→ **What the task asks**:
Quote all of the data that follows exactly as written, skipping the images.

→ **Data shown**:
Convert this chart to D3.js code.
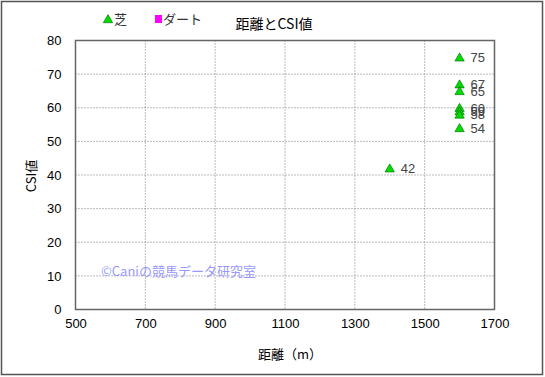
<!DOCTYPE html>
<html>
<head>
<meta charset="utf-8">
<script src="https://cdn.jsdelivr.net/npm/d3@7"></script>
<style>
body { margin: 0; background: #fff; }
text { font-family: "Liberation Sans", Arial, sans-serif; }
.jp { font-family: "Noto Sans CJK JP", sans-serif; }
</style>
</head>
<body>
<div id="chart"></div>
<script>
// 芝 (turf) points: distance, CSI
var shibaDist = [1400, 1600, 1600, 1600, 1600, 1600, 1600, 1600];
var shibaCsi = [42, 75, 67, 65, 60, 59, 58, 54];
// ダート (dirt): no points
var dirtDist = [];
var dirtCsi = [];
var xTicks = [500, 700, 900, 1100, 1300, 1500, 1700];
var yTicks = [0, 10, 20, 30, 40, 50, 60, 70, 80];

var W = 545, H = 377;
var svg = d3.select("#chart").append("svg").attr("width", W).attr("height", H);

svg.append("rect").attr("x", 1.5).attr("y", 1.5).attr("width", W - 4).attr("height", H - 4)
    .attr("fill", "#fff").attr("stroke", "#555").attr("stroke-width", 1.5);

var x = d3.scaleLinear().domain([500, 1700]).range([75.5, 494.5]);
var y = d3.scaleLinear().domain([0, 80]).range([309.5, 40.5]);

// grid (dotted)
svg.append("g").selectAll("line").data(xTicks.slice(1, -1)).enter().append("line")
    .attr("x1", d => x(d)).attr("x2", d => x(d)).attr("y1", y(80)).attr("y2", y(0))
    .attr("stroke", "#777").attr("stroke-dasharray", "1,2");
svg.append("g").selectAll("line").data(yTicks.slice(1, -1)).enter().append("line")
    .attr("x1", x(500)).attr("x2", x(1700)).attr("y1", d => y(d)).attr("y2", d => y(d))
    .attr("stroke", "#777").attr("stroke-dasharray", "1,2");

// frame
svg.append("rect").attr("x", x(500)).attr("y", y(80)).attr("width", x(1700) - x(500)).attr("height", y(0) - y(80))
    .attr("fill", "none").attr("stroke", "#666").attr("stroke-width", 1.5);

// axes
var xAxis = svg.append("g").attr("transform", "translate(0," + y(0) + ")")
    .call(d3.axisBottom(x).tickValues(xTicks).tickFormat(d3.format("d")).tickSize(0).tickPadding(9));
xAxis.select(".domain").remove();
xAxis.selectAll("text").attr("font-size", 13).attr("fill", "#000")
    .style("font-family", "Liberation Sans, Arial, sans-serif");

var yAxis = svg.append("g").attr("transform", "translate(" + x(500) + ",0)")
    .call(d3.axisLeft(y).tickValues(yTicks).tickSize(0).tickPadding(14));
yAxis.select(".domain").remove();
yAxis.selectAll("text").attr("font-size", 13).attr("fill", "#000")
    .style("font-family", "Liberation Sans, Arial, sans-serif");

// titles
svg.append("text").attr("class", "jp").attr("x", 274).attr("y", 29).attr("text-anchor", "middle")
    .attr("font-size", 14).text("距離とCSI値");
svg.append("text").attr("class", "jp").attr("x", 290).attr("y", 359).attr("text-anchor", "middle")
    .attr("font-size", 13).text("距離（m）");
svg.append("text").attr("class", "jp").attr("transform", "translate(36,176) rotate(-90)")
    .attr("text-anchor", "middle").attr("font-size", 13).text("CSI値");

// legend
var tri = d3.symbol().type(d3.symbolTriangle).size(38);
svg.append("path").attr("d", tri).attr("transform", "translate(108,20)")
    .attr("fill", "#00dd00").attr("stroke", "#006600").attr("stroke-width", 0.6);
svg.append("text").attr("class", "jp").attr("x", 114).attr("y", 24).attr("font-size", 13).attr("fill", "#333").text("芝");
svg.append("rect").attr("x", 155).attr("y", 15).attr("width", 7).attr("height", 8).attr("fill", "#ff00ff");
svg.append("text").attr("class", "jp").attr("x", 163).attr("y", 24).attr("font-size", 13).attr("fill", "#333").text("ダート");

// watermark
svg.append("text").attr("class", "jp").attr("x", 101).attr("y", 276).attr("font-size", 13)
    .attr("fill", "#9999ff").text("©Caniの競馬データ研究室");

// points
var pts = shibaDist.map((d, i) => ({ dist: d, csi: shibaCsi[i] }));
svg.append("g").selectAll("path").data(pts).enter().append("path")
    .attr("d", tri)
    .attr("transform", d => "translate(" + x(d.dist) + "," + (y(d.csi) + 1) + ")")
    .attr("fill", "#00dd00").attr("stroke", "#006600").attr("stroke-width", 0.6);
svg.append("g").selectAll("text").data(pts).enter().append("text")
    .attr("x", d => x(d.dist) + 11).attr("y", d => y(d.csi) + 5)
    .attr("font-size", 13).attr("fill", "#444").text(d => d.csi);

var dpts = dirtDist.map((d, i) => ({ dist: d, csi: dirtCsi[i] }));
svg.append("g").selectAll("rect").data(dpts).enter().append("rect")
    .attr("x", d => x(d.dist) - 4).attr("y", d => y(d.csi) - 4).attr("width", 8).attr("height", 8)
    .attr("fill", "#ff00ff");
</script>
</body>
</html>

→ **Completed exercise**:
Convert this chart to D3.js code.
<!DOCTYPE html>
<html>
<head>
<meta charset="utf-8">
<script src="https://cdn.jsdelivr.net/npm/d3@7"></script>
<style>
body { margin: 0; background: #fff; }
text { font-family: "Liberation Sans", Arial, sans-serif; }
.jp { font-family: "Noto Sans CJK JP", sans-serif; }
</style>
</head>
<body>
<div id="chart"></div>
<script>
// 芝 (turf) points: distance, CSI
var shibaDist = [1400, 1600, 1600, 1600, 1600, 1600, 1600, 1600];
var shibaCsi = [42, 75, 67, 65, 60, 59, 58, 54];
// ダート (dirt): no points
var dirtDist = [];
var dirtCsi = [];
var xTicks = [500, 700, 900, 1100, 1300, 1500, 1700];
var yTicks = [0, 10, 20, 30, 40, 50, 60, 70, 80];

var W = 545, H = 377;
var svg = d3.select("#chart").append("svg").attr("width", W).attr("height", H);

svg.append("rect").attr("x", 1.5).attr("y", 1.5).attr("width", W - 4).attr("height", H - 4)
    .attr("fill", "#fff").attr("stroke", "#555").attr("stroke-width", 1.5);

var x = d3.scaleLinear().domain([500, 1700]).range([75.5, 494.5]);
var y = d3.scaleLinear().domain([0, 80]).range([309.5, 40.5]);

// grid (dotted)
svg.append("g").selectAll("line").data(xTicks.slice(1, -1)).enter().append("line")
    .attr("x1", d => x(d)).attr("x2", d => x(d)).attr("y1", y(80)).attr("y2", y(0))
    .attr("stroke", "#777").attr("stroke-dasharray", "1,2");
svg.append("g").selectAll("line").data(yTicks.slice(1, -1)).enter().append("line")
    .attr("x1", x(500)).attr("x2", x(1700)).attr("y1", d => y(d)).attr("y2", d => y(d))
    .attr("stroke", "#777").attr("stroke-dasharray", "1,2");

// frame
svg.append("rect").attr("x", x(500)).attr("y", y(80)).attr("width", x(1700) - x(500)).attr("height", y(0) - y(80))
    .attr("fill", "none").attr("stroke", "#666").attr("stroke-width", 1.5);

// axes
var xAxis = svg.append("g").attr("transform", "translate(0," + y(0) + ")")
    .call(d3.axisBottom(x).tickValues(xTicks).tickFormat(d3.format("d")).tickSize(0).tickPadding(9));
xAxis.select(".domain").remove();
xAxis.selectAll("text").attr("font-size", 13).attr("fill", "#000")
    .style("font-family", "Liberation Sans, Arial, sans-serif");

var yAxis = svg.append("g").attr("transform", "translate(" + x(500) + ",0)")
    .call(d3.axisLeft(y).tickValues(yTicks).tickSize(0).tickPadding(14));
yAxis.select(".domain").remove();
yAxis.selectAll("text").attr("font-size", 13).attr("fill", "#000")
    .style("font-family", "Liberation Sans, Arial, sans-serif");

// titles
svg.append("text").attr("class", "jp").attr("x", 274).attr("y", 29).attr("text-anchor", "middle")
    .attr("font-size", 14).text("距離とCSI値");
svg.append("text").attr("class", "jp").attr("x", 290).attr("y", 359).attr("text-anchor", "middle")
    .attr("font-size", 13).text("距離（m）");
svg.append("text").attr("class", "jp").attr("transform", "translate(36,176) rotate(-90)")
    .attr("text-anchor", "middle").attr("font-size", 13).text("CSI値");

// legend
var tri = d3.symbol().type(d3.symbolTriangle).size(38);
svg.append("path").attr("d", tri).attr("transform", "translate(108,20)")
    .attr("fill", "#00dd00").attr("stroke", "#006600").attr("stroke-width", 0.6);
svg.append("text").attr("class", "jp").attr("x", 114).attr("y", 24).attr("font-size", 13).attr("fill", "#333").text("芝");
svg.append("rect").attr("x", 155).attr("y", 15).attr("width", 7).attr("height", 8).attr("fill", "#ff00ff");
svg.append("text").attr("class", "jp").attr("x", 163).attr("y", 24).attr("font-size", 13).attr("fill", "#333").text("ダート");

// watermark
svg.append("text").attr("class", "jp").attr("x", 101).attr("y", 276).attr("font-size", 13)
    .attr("fill", "#9999ff").text("©Caniの競馬データ研究室");

// points
var pts = shibaDist.map((d, i) => ({ dist: d, csi: shibaCsi[i] }));
svg.append("g").selectAll("path").data(pts).enter().append("path")
    .attr("d", tri)
    .attr("transform", d => "translate(" + x(d.dist) + "," + (y(d.csi) + 1) + ")")
    .attr("fill", "#00dd00").attr("stroke", "#006600").attr("stroke-width", 0.6);
svg.append("g").selectAll("text").data(pts).enter().append("text")
    .attr("x", d => x(d.dist) + 11).attr("y", d => y(d.csi) + 5)
    .attr("font-size", 13).attr("fill", "#444").text(d => d.csi);

var dpts = dirtDist.map((d, i) => ({ dist: d, csi: dirtCsi[i] }));
svg.append("g").selectAll("rect").data(dpts).enter().append("rect")
    .attr("x", d => x(d.dist) - 4).attr("y", d => y(d.csi) - 4).attr("width", 8).attr("height", 8)
    .attr("fill", "#ff00ff");
</script>
</body>
</html>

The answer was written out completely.